◆ **Task statement**
Leaving out every picture, copy the lines of the data exactly, from the first through the line containing "blue = '#4a7ebb'".

◆ **Provided material**
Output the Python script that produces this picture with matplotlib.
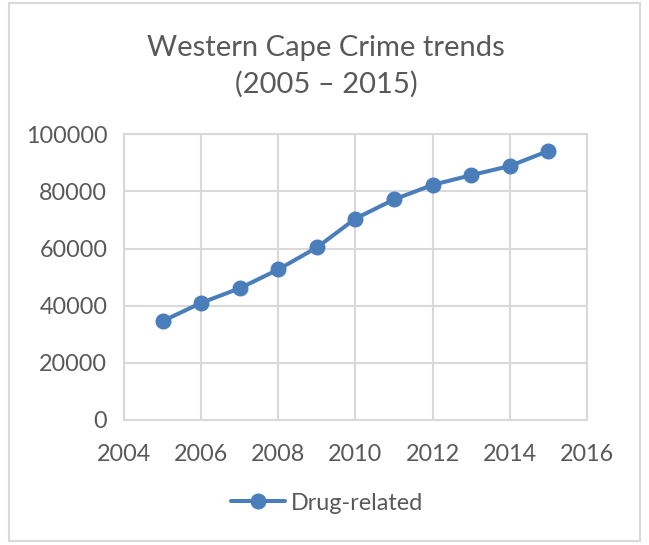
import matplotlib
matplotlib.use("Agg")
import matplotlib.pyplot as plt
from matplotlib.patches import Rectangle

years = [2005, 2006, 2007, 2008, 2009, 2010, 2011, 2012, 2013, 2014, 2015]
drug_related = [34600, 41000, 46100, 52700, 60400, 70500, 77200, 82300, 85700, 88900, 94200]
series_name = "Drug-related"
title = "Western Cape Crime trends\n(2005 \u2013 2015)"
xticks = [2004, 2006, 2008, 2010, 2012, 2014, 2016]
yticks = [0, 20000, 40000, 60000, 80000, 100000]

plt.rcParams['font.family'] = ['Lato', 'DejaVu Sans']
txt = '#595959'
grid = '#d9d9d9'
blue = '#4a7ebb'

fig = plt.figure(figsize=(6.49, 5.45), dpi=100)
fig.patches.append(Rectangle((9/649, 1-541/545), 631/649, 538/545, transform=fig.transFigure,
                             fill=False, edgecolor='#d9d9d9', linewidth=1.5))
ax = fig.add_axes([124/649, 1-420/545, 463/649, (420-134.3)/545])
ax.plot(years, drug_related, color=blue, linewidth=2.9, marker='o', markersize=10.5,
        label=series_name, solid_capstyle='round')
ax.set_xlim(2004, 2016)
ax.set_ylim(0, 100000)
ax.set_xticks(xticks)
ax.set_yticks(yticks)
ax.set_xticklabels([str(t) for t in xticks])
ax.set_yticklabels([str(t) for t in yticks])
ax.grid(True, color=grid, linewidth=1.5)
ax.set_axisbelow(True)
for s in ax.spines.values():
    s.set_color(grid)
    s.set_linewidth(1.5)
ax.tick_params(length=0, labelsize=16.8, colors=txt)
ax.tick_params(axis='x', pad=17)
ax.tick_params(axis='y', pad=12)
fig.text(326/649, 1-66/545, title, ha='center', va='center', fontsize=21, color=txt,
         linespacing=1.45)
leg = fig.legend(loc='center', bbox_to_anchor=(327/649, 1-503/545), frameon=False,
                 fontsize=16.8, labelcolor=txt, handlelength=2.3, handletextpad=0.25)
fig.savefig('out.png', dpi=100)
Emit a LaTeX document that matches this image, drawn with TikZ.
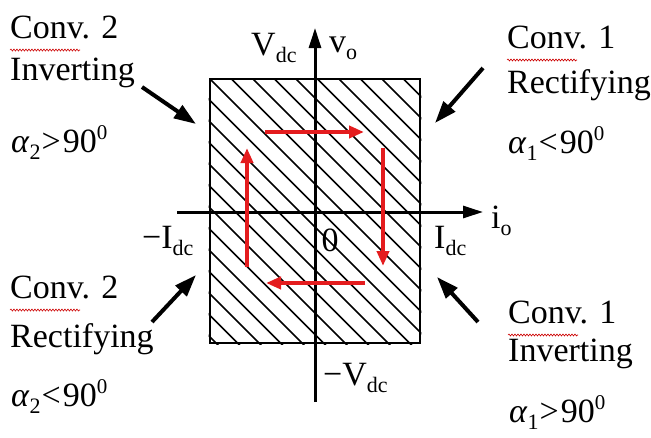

◆ **Task output**
Output the Python script that produces this picture with matplotlib.
import matplotlib
matplotlib.use("Agg")
import matplotlib.pyplot as plt
from matplotlib.patches import Rectangle

years = [2005, 2006, 2007, 2008, 2009, 2010, 2011, 2012, 2013, 2014, 2015]
drug_related = [34600, 41000, 46100, 52700, 60400, 70500, 77200, 82300, 85700, 88900, 94200]
series_name = "Drug-related"
title = "Western Cape Crime trends\n(2005 \u2013 2015)"
xticks = [2004, 2006, 2008, 2010, 2012, 2014, 2016]
yticks = [0, 20000, 40000, 60000, 80000, 100000]

plt.rcParams['font.family'] = ['Lato', 'DejaVu Sans']
txt = '#595959'
grid = '#d9d9d9'
blue = '#4a7ebb'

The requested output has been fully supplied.